What you will do: Output the full listing below exactly as it reads, and skip anything that is a picture.

Stored data:
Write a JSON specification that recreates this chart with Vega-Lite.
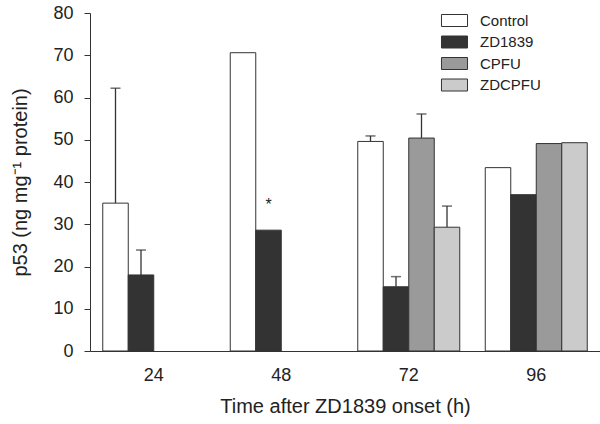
{
  "$schema": "https://vega.github.io/schema/vega-lite/v6.json",
  "width": 510,
  "height": 338,
  "autosize": {"type": "none"},
  "padding": {"left": 90, "top": 13, "right": 0, "bottom": 73},
  "background": "white",
  "config": {
    "view": {"stroke": null},
    "font": "Liberation Sans",
    "axis": {"labelColor": "#222", "titleColor": "#222", "domainColor": "#333", "tickColor": "#333", "labelFont": "Liberation Sans", "titleFont": "Liberation Sans", "titleFontWeight": "normal"},
    "legend": {"padding": 0}
  },
  "data": {
    "values": [
      {"time": "24", "group": "Control", "value": 35.0, "err": 62.2},
      {"time": "24", "group": "ZD1839", "value": 18.0, "err": 23.9},
      {"time": "48", "group": "Control", "value": 70.6},
      {"time": "48", "group": "ZD1839", "value": 28.6, "star": "*"},
      {"time": "72", "group": "Control", "value": 49.6, "err": 50.9},
      {"time": "72", "group": "ZD1839", "value": 15.2, "err": 17.6},
      {"time": "72", "group": "CPFU", "value": 50.4, "err": 56.1},
      {"time": "72", "group": "ZDCPFU", "value": 29.3, "err": 34.3},
      {"time": "96", "group": "Control", "value": 43.4},
      {"time": "96", "group": "ZD1839", "value": 37.0},
      {"time": "96", "group": "CPFU", "value": 49.1},
      {"time": "96", "group": "ZDCPFU", "value": 49.3}
    ]
  },
  "encoding": {
    "x": {
      "field": "time", "type": "nominal",
      "scale": {"domain": ["24", "48", "72", "96"], "paddingInner": 0.2, "paddingOuter": 0.1},
      "axis": {"labelAngle": 0, "ticks": false, "labelFontSize": 18, "labelPadding": 15, "title": "Time after ZD1839 onset (h)", "titleFontSize": 20, "titlePadding": 12, "domainWidth": 1}
    },
    "xOffset": {"field": "group", "type": "nominal", "scale": {"domain": ["Control", "ZD1839", "CPFU", "ZDCPFU"], "paddingInner": 0, "paddingOuter": 0}}
  },
  "layer": [
    {
      "mark": {"type": "rule", "stroke": "#333", "strokeWidth": 1.3},
      "encoding": {
        "y": {"field": "value", "type": "quantitative"},
        "y2": {"field": "err"}
      }
    },
    {
      "mark": {"type": "tick", "color": "#333", "thickness": 1.5, "size": 10},
      "encoding": {
        "y": {"field": "err", "type": "quantitative"}
      }
    },
    {
      "mark": {"type": "bar", "stroke": "#333", "strokeWidth": 1},
      "encoding": {
        "y": {
          "field": "value", "type": "quantitative",
          "scale": {"domain": [0, 80], "nice": false},
          "axis": {"values": [0, 10, 20, 30, 40, 50, 60, 70, 80], "grid": false, "tickSize": 6, "labelFontSize": 18, "labelPadding": 11, "title": "p53 (ng mg⁻¹ protein)", "titleFontSize": 20, "titlePadding": 22}
        },
        "fill": {
          "field": "group", "type": "nominal",
          "scale": {"domain": ["Control", "ZD1839", "CPFU", "ZDCPFU"], "range": ["#ffffff", "#333333", "#9a9a9a", "#cbcbcb"]},
          "legend": {
            "title": null, "orient": "none", "legendX": 357, "legendY": 0,
            "symbolType": "M-2.17,-1H2.17V1H-2.17Z", "symbolSize": 144,
            "symbolStrokeColor": "#333", "symbolStrokeWidth": 1,
            "labelFontSize": 15, "labelColor": "#222", "labelFont": "Liberation Sans",
            "rowPadding": 4.5, "labelOffset": 18, "symbolOffset": 0
          }
        }
      }
    },
    {
      "mark": {"type": "text", "fontSize": 16, "dy": -20, "baseline": "alphabetic", "color": "#222"},
      "encoding": {
        "y": {"field": "value", "type": "quantitative"},
        "text": {"field": "star"}
      },
      "transform": [{"filter": "datum.star"}]
    }
  ]
}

Answer to this exercise:
Write a JSON specification that recreates this chart with Vega-Lite.
{
  "$schema": "https://vega.github.io/schema/vega-lite/v6.json",
  "width": 510,
  "height": 338,
  "autosize": {"type": "none"},
  "padding": {"left": 90, "top": 13, "right": 0, "bottom": 73},
  "background": "white",
  "config": {
    "view": {"stroke": null},
    "font": "Liberation Sans",
    "axis": {"labelColor": "#222", "titleColor": "#222", "domainColor": "#333", "tickColor": "#333", "labelFont": "Liberation Sans", "titleFont": "Liberation Sans", "titleFontWeight": "normal"},
    "legend": {"padding": 0}
  },
  "data": {
    "values": [
      {"time": "24", "group": "Control", "value": 35.0, "err": 62.2},
      {"time": "24", "group": "ZD1839", "value": 18.0, "err": 23.9},
      {"time": "48", "group": "Control", "value": 70.6},
      {"time": "48", "group": "ZD1839", "value": 28.6, "star": "*"},
      {"time": "72", "group": "Control", "value": 49.6, "err": 50.9},
      {"time": "72", "group": "ZD1839", "value": 15.2, "err": 17.6},
      {"time": "72", "group": "CPFU", "value": 50.4, "err": 56.1},
      {"time": "72", "group": "ZDCPFU", "value": 29.3, "err": 34.3},
      {"time": "96", "group": "Control", "value": 43.4},
      {"time": "96", "group": "ZD1839", "value": 37.0},
      {"time": "96", "group": "CPFU", "value": 49.1},
      {"time": "96", "group": "ZDCPFU", "value": 49.3}
    ]
  },
  "encoding": {
    "x": {
      "field": "time", "type": "nominal",
      "scale": {"domain": ["24", "48", "72", "96"], "paddingInner": 0.2, "paddingOuter": 0.1},
      "axis": {"labelAngle": 0, "ticks": false, "labelFontSize": 18, "labelPadding": 15, "title": "Time after ZD1839 onset (h)", "titleFontSize": 20, "titlePadding": 12, "domainWidth": 1}
    },
    "xOffset": {"field": "group", "type": "nominal", "scale": {"domain": ["Control", "ZD1839", "CPFU", "ZDCPFU"], "paddingInner": 0, "paddingOuter": 0}}
  },
  "layer": [
    {
      "mark": {"type": "rule", "stroke": "#333", "strokeWidth": 1.3},
      "encoding": {
        "y": {"field": "value", "type": "quantitative"},
        "y2": {"field": "err"}
      }
    },
    {
      "mark": {"type": "tick", "color": "#333", "thickness": 1.5, "size": 10},
      "encoding": {
        "y": {"field": "err", "type": "quantitative"}
      }
    },
    {
      "mark": {"type": "bar", "stroke": "#333", "strokeWidth": 1},
      "encoding": {
        "y": {
          "field": "value", "type": "quantitative",
          "scale": {"domain": [0, 80], "nice": false},
          "axis": {"values": [0, 10, 20, 30, 40, 50, 60, 70, 80], "grid": false, "tickSize": 6, "labelFontSize": 18, "labelPadding": 11, "title": "p53 (ng mg⁻¹ protein)", "titleFontSize": 20, "titlePadding": 22}
        },
        "fill": {
          "field": "group", "type": "nominal",
          "scale": {"domain": ["Control", "ZD1839", "CPFU", "ZDCPFU"], "range": ["#ffffff", "#333333", "#9a9a9a", "#cbcbcb"]},
          "legend": {
            "title": null, "orient": "none", "legendX": 357, "legendY": 0,
            "symbolType": "M-2.17,-1H2.17V1H-2.17Z", "symbolSize": 144,
            "symbolStrokeColor": "#333", "symbolStrokeWidth": 1,
            "labelFontSize": 15, "labelColor": "#222", "labelFont": "Liberation Sans",
            "rowPadding": 4.5, "labelOffset": 18, "symbolOffset": 0
          }
        }
      }
    },
    {
      "mark": {"type": "text", "fontSize": 16, "dy": -20, "baseline": "alphabetic", "color": "#222"},
      "encoding": {
        "y": {"field": "value", "type": "quantitative"},
        "text": {"field": "star"}
      },
      "transform": [{"filter": "datum.star"}]
    }
  ]
}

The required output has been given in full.